So one of the reasons you’ve seen so little of me recently is that I’ve started taking night classes. While nothing compared to Ermi’s honor year, it does take up two evenings a week, involves homework, and somedays, todday included, means I have to take some work home with me because I had to leave for class. Today’s lesson was about innovation and how some companies can get stuck in their ways.
We talked about Swiss watches. The Swiss used to control over 60% of the market and now control less than 10%. Though the Japanese are now the leading watch manufacturers, it was Swiss designers who presented the technology to Japan after their own company dismissed the idea (watches with batteries).
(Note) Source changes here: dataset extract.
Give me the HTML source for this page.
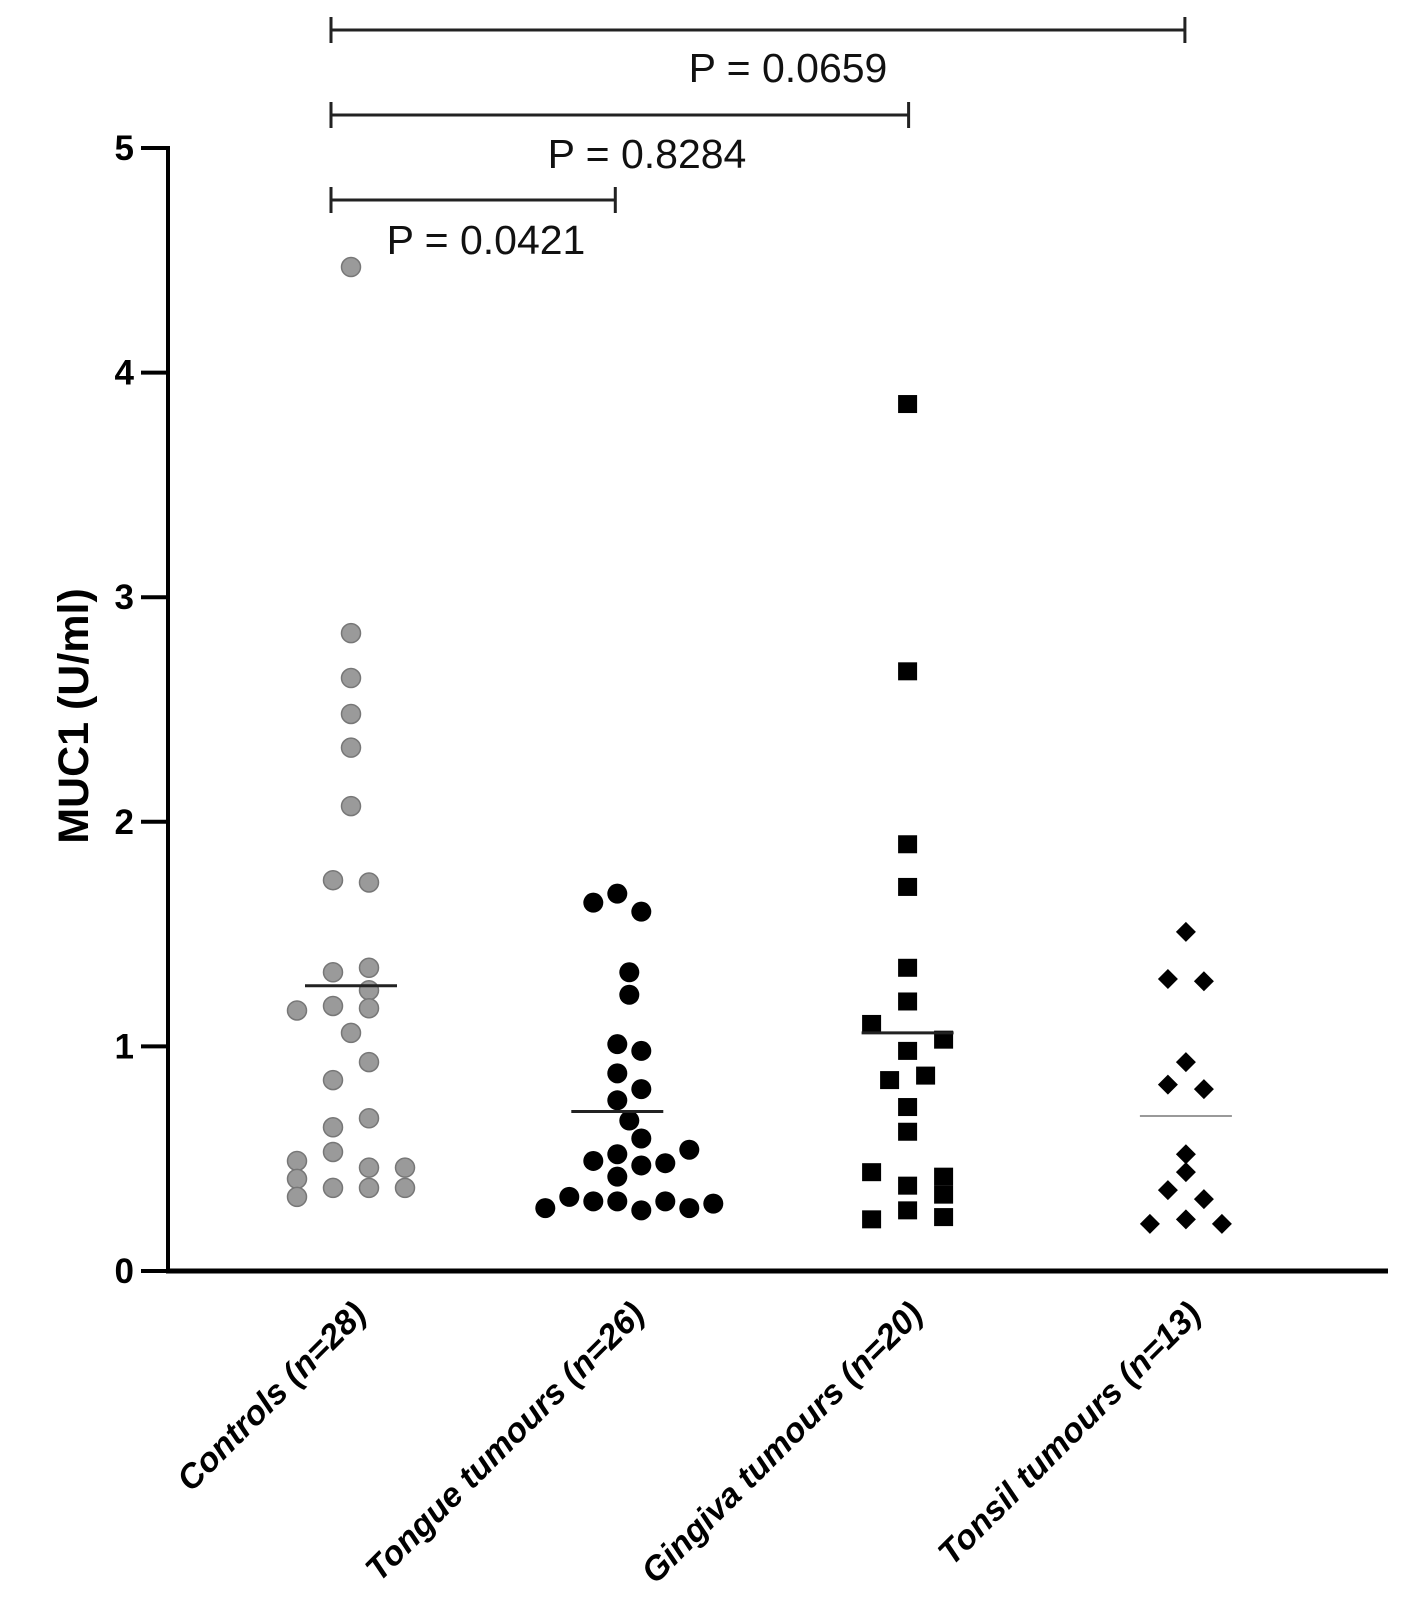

I think the same happens to authors. We complain about how Amazon changed the rules or banned our books. They may be the giant now, but the authors who survive are going to be the ones who innovate and adapt. Think about authors stuck in paperback, unwilling to modify books to audio or ebook. They will die out and the ones willing to change and reach their audience in new ways will flourish. If you want to get out from under Amazon’s thumb, you need to be like the Japanese overthrowing the Swiss. Find or invent the next change way people experience books.
I welcome your thoughts, leave us a comment below.
-Eliabeth
I don’t want to overthrow anyone. I just want people to be glad I took the time to write. I don’t really need it to be 60% of the market. One or two seven-billionths is close enough.
I like your attitude. This was more for people upset at Amazon. I certainly understand how scary it can be when your livelihood is threatened. Some authors are happy just to write, others want to make a living but don’t understand the business aspect.
How many people even wear watches anymore. Who are the Japanese or anyone selling watches to? Won’t that market shrink even more?
I don’t want to rule the world either. 🙂 I like to write and share. Roses at my feet would be nice. 😀
Haha anyone who wants to throw roses at my feet is welcome to do so. Thorns not welcome. Actually, boyfriend is working on apps for a Google watch and there’s at least one that lets you answer your phone. I don’t personally use one, but they’re not going out of style so long as there are techies left in the world.
I’m astonished but then I haven’t worn a watch for about 15 or so years. Apps for watches? Now, THAT’s an interesting thought and ‘one that lets you answer your phone.?” Now that’s thinking! 😀
“…Think about authors stuck in paperback, unwilling to modify books to audio or ebook…”
These ‘innovations’ were brought about with the sole aim of making money. There’s more to being a creative artist than money. There’s a place for paperbacks if WE say there is. Closing down a mode of delivery is the retrograde step. Imagine if you had said “Because of YouTube and mp3s we must move beyond live concerts”!
I disagree. Ebooks and Audiobooks have brought books to a whole new audience. Without audiobooks, I who love paperbacks, would not read as much as I do now. We as authors don’t get to say whether there is a market for paperbacks or not. Our consumers are going to tell us how they want to consume our products and we must adapt. I don’t think paperback will go out entirely, just as live concerts have not gone out entirely, but a musican unwilling to promote on youTube or sell mp3s who ONLY wants to make money from concert tickets would not be able to survive in today’s market.
But that’s precisely what you were saying in your post! You are saying that authors stuck in paperbacks ‘WILL die out’. Now you have changed your position.
Innovation can be a good thing – if it actually improves lives. Unfortunately most of what drives innovation today is really about profit margins and bottom lines, at the expense of those who create, produce and have to find ways to promote themselves – often in creative fashions. However, if it makes sense to promote and create and market oneself in different ways, then, of course, by all means — but throwing the baby out with the bath water, isn’t healthy, or profitable.
If traditional means – paper bound books built the foundations of the industry – the industry *should* leave the building blocks in place. Mass-market and overindulgent greedy based consumerism is not healthy.
For as wonderful as technology can be – here I am writing to you – from way across the world (?) — what happens when this technology, for whatever reasons, is no longer available?
Writing is the written form of the ancient tradition of story-telling. No more – no less.
Unfortunately, people no longer really know how to communicate and share – face to face – anymore. Sadly, they don’t think it is a skill worth preserving.
So if paper bound books become relics – then it will be one step further to our blindly rampant greed and self-destruction.
Change is good – but at what cost?
Most are content to dismiss long-term consequences, but at some point, our decisions in the “here and now” will cycle back to haunt us.
My opinions and thoughts, as I sit drinking my morning coffee.